An Bord ist unter anderem der französische Forscher Paul-Henri Nargeolet (77), der als einer der bekanntesten Experten für das Wrack des 1912 gesunkenen Luxusliners gilt und daher den Spitznamen "Mr. Titanic" trägt. Weitere Insassen sind der britische Abenteurer Hamish Harding (58), der mehrere Guinness-Weltrekorde hält, darunter den längsten Tauchgang im Marianengraben, dem mit elf Kilometern tiefsten Ort der Erde, sowie der britisch-pakistanische Unternehmensberater Shahzada Dawood (48) und dessen 19-jähriger Sohn Suleman. Der fünfte Vermisste ist Oceangate zufolge der Chef der Betreiberfirma Stockton Rush (61), der als Kapitän des Bootes fungiert hatte.

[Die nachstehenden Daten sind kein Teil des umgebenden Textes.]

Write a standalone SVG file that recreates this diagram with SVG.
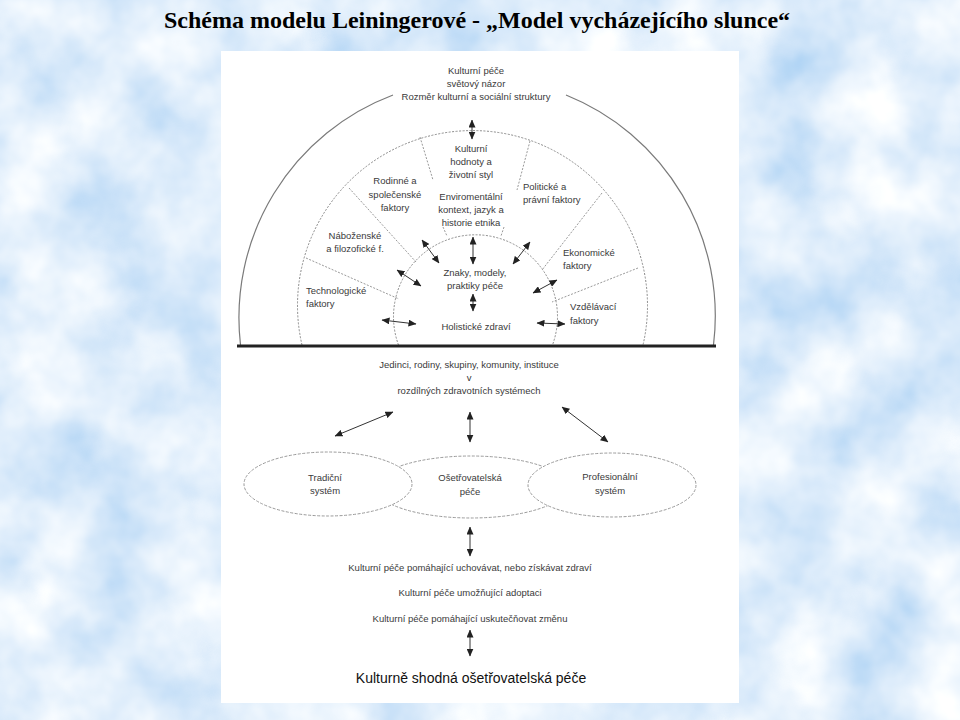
<svg xmlns="http://www.w3.org/2000/svg" width="960" height="720" viewBox="0 0 960 720">
<defs>
<filter id="clouds" x="0" y="0" width="100%" height="100%">
<feTurbulence type="fractalNoise" baseFrequency="0.012" numOctaves="4" seed="7"/>
<feColorMatrix type="matrix" values="0.8 0 0 0 0.34  0.5 0 0 0 0.6  0.15 0 0 0 0.89  0 0 0 0 1"/>
</filter>
<marker id="ah" viewBox="0 0 8 7" refX="7.5" refY="3.5" markerWidth="8" markerHeight="7" markerUnits="userSpaceOnUse" orient="auto-start-reverse">
<path d="M0,0 L8,3.5 L0,7 z" fill="#222"/>
</marker>
<style>
.t{font-family:"Liberation Sans",Arial,sans-serif;font-size:9.5px;fill:#3a3a3a}
.c{text-anchor:middle}
.big{font-size:14px;fill:#111}
.title{font-family:"Liberation Serif","Times New Roman",serif;font-weight:bold;font-size:24px;fill:#000;text-anchor:middle}
.ring{fill:none;stroke:#8a8a8a;stroke-width:1;stroke-dasharray:2 1.5}
.sep{fill:none;stroke:#9a9a9a;stroke-width:1;stroke-dasharray:2 1.5}
.outer{fill:none;stroke:#7a7a7a;stroke-width:1.2}
.ell{fill:#fff;stroke:#9a9a9a;stroke-width:1;stroke-dasharray:3 1.5}
.arr{stroke:#333;stroke-width:1;fill:none;marker-start:url(#ah);marker-end:url(#ah)}
</style>
</defs>
<rect x="0" y="0" width="960" height="720" fill="#c2d9f3"/>
<rect x="0" y="0" width="960" height="720" filter="url(#clouds)"/>
<text class="title" x="477" y="28">Schéma modelu Leiningerové - „Model vycházejícího slunce“</text>
<rect x="221" y="51" width="518" height="652" fill="#fff"/>

<g id="sun">
<path class="outer" d="M 240.5 345 A 238 238 0 0 1 393 95"/>
<path class="outer" d="M 566 95 A 238 238 0 0 1 713.5 345"/>
<path class="ring" d="M 302 345 A 175 175 0 1 1 643 345"/>
<path class="ring" d="M 398.5 345 A 82 82 0 1 1 552.5 345"/>
<line x1="237" y1="346" x2="716" y2="346" stroke="#222" stroke-width="3"/>
</g>
<g id="separators">
<line class="sep" x1="306" y1="258" x2="399" y2="299"/>
<line class="sep" x1="349" y1="188" x2="416" y2="262"/>
<line class="sep" x1="420" y1="137" x2="433" y2="180"/>
<line class="sep" x1="443" y1="227" x2="447" y2="236"/>
<line class="sep" x1="530" y1="141" x2="517" y2="190"/>
<line class="sep" x1="504" y1="227" x2="501" y2="236"/>
<line class="sep" x1="602" y1="193" x2="542" y2="270"/>
<line class="sep" x1="638" y1="268" x2="552" y2="302"/>
</g>

<g id="n-outer"><text class="t c" x="476" y="73.5">Kulturní péče</text><text class="t c" x="476" y="86.5">světový názor</text><text class="t c" x="476" y="99.5">Rozměr kulturní a sociální struktury</text></g>
<g id="n-hodnoty"><text class="t c" x="471" y="151.5">Kulturní</text><text class="t c" x="471" y="164.5">hodnoty a</text><text class="t c" x="471" y="177.5">životní styl</text></g>
<g id="n-env"><text class="t c" x="471" y="199.5">Enviromentální</text><text class="t c" x="471" y="212.5">kontext, jazyk a</text><text class="t c" x="471" y="225.5">historie etnika</text></g>
<g id="n-znaky"><text class="t c" x="475" y="275.5">Znaky, modely,</text><text class="t c" x="475" y="288.5">praktiky péče</text></g>
<g id="n-holist"><text class="t c" x="476" y="329.5">Holistické zdraví</text></g>
<g id="n-rodinne"><text class="t c" x="395" y="183.5">Rodinné a</text><text class="t c" x="395" y="197.5">společenské</text><text class="t c" x="395" y="210.5">faktory</text></g>
<g id="n-nabozenske"><text class="t c" x="355" y="238.5">Náboženské</text><text class="t c" x="355" y="251.5">a filozofické f.</text></g>
<g id="n-techno"><text class="t" x="306" y="293.5">Technologické</text><text class="t" x="306" y="306.5">faktory</text></g>
<g id="n-politicke"><text class="t" x="523" y="189.5">Politické a</text><text class="t" x="523" y="202.5">právní faktory</text></g>
<g id="n-ekonom"><text class="t" x="563" y="255.5">Ekonomické</text><text class="t" x="563" y="268.5">faktory</text></g>
<g id="n-vzdel"><text class="t" x="570" y="309.5">Vzdělávací</text><text class="t" x="570" y="323.5">faktory</text></g>

<g id="n-jedinci"><text class="t c" x="469" y="367.5">Jedinci, rodiny, skupiny, komunity, instituce</text><text class="t c" x="469" y="380.5">v</text><text class="t c" x="469" y="393.5">rozdílných zdravotních systémech</text></g>

<g id="n-osetr"><ellipse class="ell" cx="471" cy="487" rx="96" ry="31"/><text class="t c" x="470" y="480.5">Ošetřovatelská</text><text class="t c" x="470" y="494.5">péče</text></g>
<g id="n-tradicni"><ellipse class="ell" cx="328" cy="484" rx="84" ry="32"/><text class="t c" x="325" y="480.5">Tradiční</text><text class="t c" x="325" y="493.5">systém</text></g>
<g id="n-profes"><ellipse class="ell" cx="612" cy="485" rx="84" ry="32"/><text class="t c" x="610" y="479.5">Profesionální</text><text class="t c" x="610" y="493.5">systém</text></g>

<g id="n-pece"><text class="t c" x="470" y="570.5">Kulturní péče pomáhající uchovávat, nebo získávat zdraví</text><text class="t c" x="470" y="595.5">Kulturní péče umožňující adoptaci</text><text class="t c" x="470" y="621.5">Kulturní péče pomáhající uskutečňovat změnu</text></g>
<g id="n-final"><text class="t c big" x="471" y="683">Kulturně shodná ošetřovatelská péče</text></g>

<g id="connectors">
<line class="arr" x1="472" y1="120" x2="472" y2="139"/>
<line class="arr" x1="473" y1="237" x2="473" y2="264"/>
<line class="arr" x1="473" y1="294" x2="473" y2="311"/>
<line class="arr" x1="422" y1="240" x2="439" y2="263"/>
<line class="arr" x1="397" y1="270" x2="421" y2="286"/>
<line class="arr" x1="382" y1="320" x2="416" y2="324"/>
<line class="arr" x1="530" y1="242" x2="513" y2="264"/>
<line class="arr" x1="557" y1="280" x2="533" y2="293"/>
<line class="arr" x1="537" y1="323" x2="565" y2="324"/>
<line class="arr" x1="335" y1="436" x2="393" y2="412"/>
<line class="arr" x1="470" y1="412" x2="470" y2="442"/>
<line class="arr" x1="562" y1="407" x2="608" y2="442"/>
<line class="arr" x1="470" y1="527" x2="470" y2="556"/>
<line class="arr" x1="470" y1="630" x2="470" y2="656"/>
</g>
</svg>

Das 6,70 Meter kleine und 10,4 Tonnen schwere Gefährt war auf dem Weg zum Wrack der Titanic und wird seit Sonntagvormittag (Ortszeit) vermisst. Etwa eine Stunde und 45 Minuten nach Beginn des Tauchgangs, der rund sieben Stunden dauern sollte, riss der Kontakt zum Begleitboot "Polar Prince" ab.

Aufsehenerregender Brief

Unterdessen hatten Führungskräfte der Tauchboot-Industrie einem Artikel der "New York Times" zufolge schon vor Jahren Sorgen bezüglich der Sicherheit der "Titan". "Wir befürchten, dass der aktuelle experimentelle Ansatz von Oceangate zu negativen Ergebnissen führen könnte (von geringfügig bis katastrophal)", schrieben sie in einem auf 2018 datierten Brief, den die Zeitung veröffentlichte. Darin wird Oceangate irreführendes Marketing vorgeworfen. Chef Stockton Rush wurde dazu aufgerufen, die "Titan" von einer unabhängigen Partei testen zu lassen.

Das passt zum Eindruck von Reporter David Pogue vom US-Sender CBS, der die Fahrt im vergangenen Jahr mitgemacht hatte. Er sagte der BBC, das Gefährt habe auf ihn einen improvisierten Eindruck gemacht. "Man steuert dieses U-Boot mit einem Xbox-Gamecontroller", sagte Pogue. Ein Teil des Ballasts bestehe aus Baurohren. Falls das Boot eingeklemmt werde oder Leck schlage, "gibt es kein Backup, keine Rettungskapsel", sagte er. Der ehemalige U-Boot-Offizier Frank Owen sagte der BBC, die größte Herausforderung für die Eingeschlossenen sei es, ruhig zu bleiben und nicht zu viel Sauerstoff zu verbrauchen.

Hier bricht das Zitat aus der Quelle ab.